A 9/11 first responder has died from cancer days after fighting for compensation for other victims.
Luis “Lou” Alvarez, 53, a former bomb-squad detective for the NYPD, was campaigning for victims right up until his death – despite battling cancer for three years.
The hero cop appeared with former Daily Show host John Stewart before a House committee on June 11 to urge congressional action on renewing the 9/11 Victim’s Compensation Fund.
Alvarez was diagnosed with colon cancer in 2016 and underwent 69 rounds of chemotherapy.
He entered hospice care last week and died surrounded by his family.
His family released a statement, saying: “It is with peace and comfort, that the Alvarez family announce that Luis (Lou) Alvarez, our warrior, has gone home to our Good Lord in heaven today.
“Please remember his words, ‘Please take care of yourselves and each other.’
“We told him at the end that he had won this battle by the many lives he had touched by sharing his three-year battle. He was at peace with that, surrounded by family.”
He appeared before Congress earlier this month to plead for consistent health benefits for 9/11 first responders.
Alvarez along with Jon Stewart testified at the hearing to make sure a fund to compensate victims of the 9/11 terrorist attacks doesn’t run out of money.
“You all said you would never forget.

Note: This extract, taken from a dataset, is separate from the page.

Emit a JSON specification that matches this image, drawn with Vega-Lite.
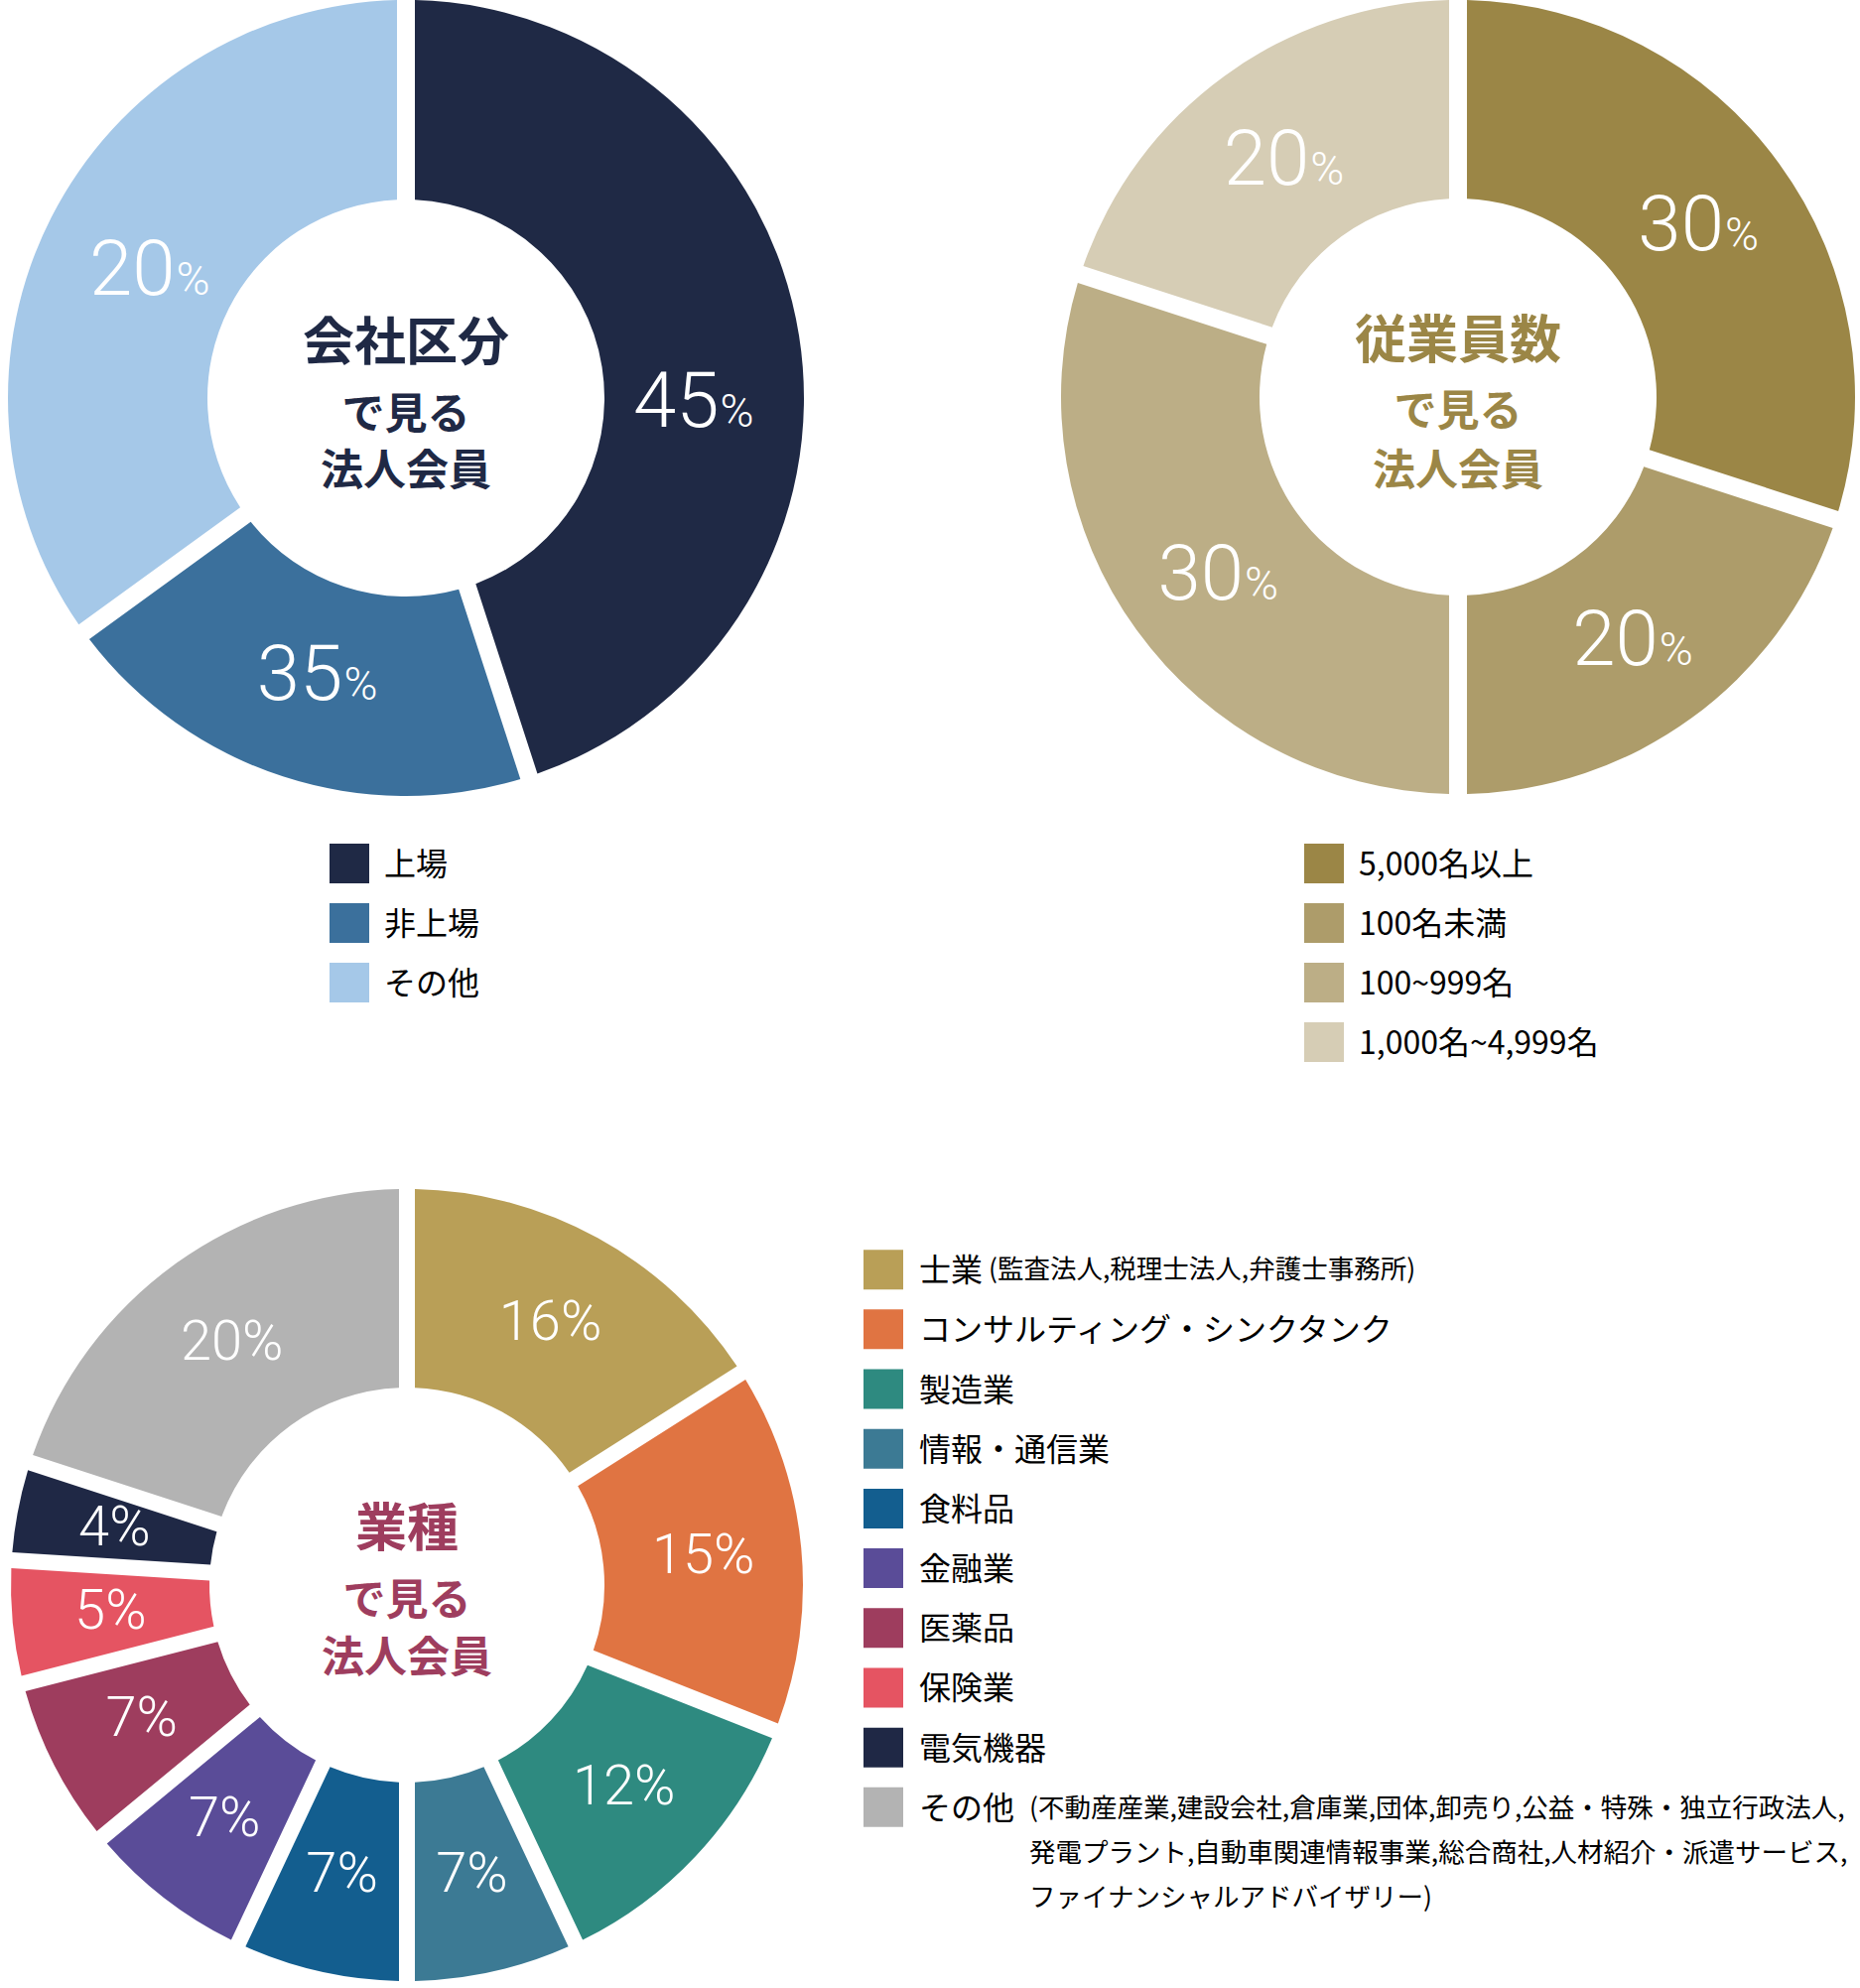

Well, I’m here to make sure that you don’t,” Alvarez told Congress.
In a speech, which prompted a standing ovation, he said: “I have been to many places in this world and done many things, but I can tell you that I did not want to be anywhere else but Ground Zero when I was there.
“Now the 9/11 illnesses have taken many of us, and we are all worried about our children, our spouses and our families and what happens if we are not here.”
Senate Majority Leader Mitch McConnell, R-Ky said a vote would be held on renewing the fund by August.
More than 40,000 people have applied to the compensation fund which covers illnesses potentially related to being at the World Trade Center site, after the 2001 attacks, Fox News reported.
More than $5 billion in benefits have been awarded out of the $7.4 billion fund, with about 21,000 claims pending.
Alvarez announced he was being treated by hospice nurses on Facebook .
“Hello everyone, ‘I’m still here and still fighting,’’’ he said. “I just wanted to let you know, what is going on with me.
“Since you have been with me on this 3-year ride. I’m now in hospice, because their (sic) is nothing else the doctors can do to fight the cancer.
“It had nothing to do with my trip to DC, that was just a coincidence.”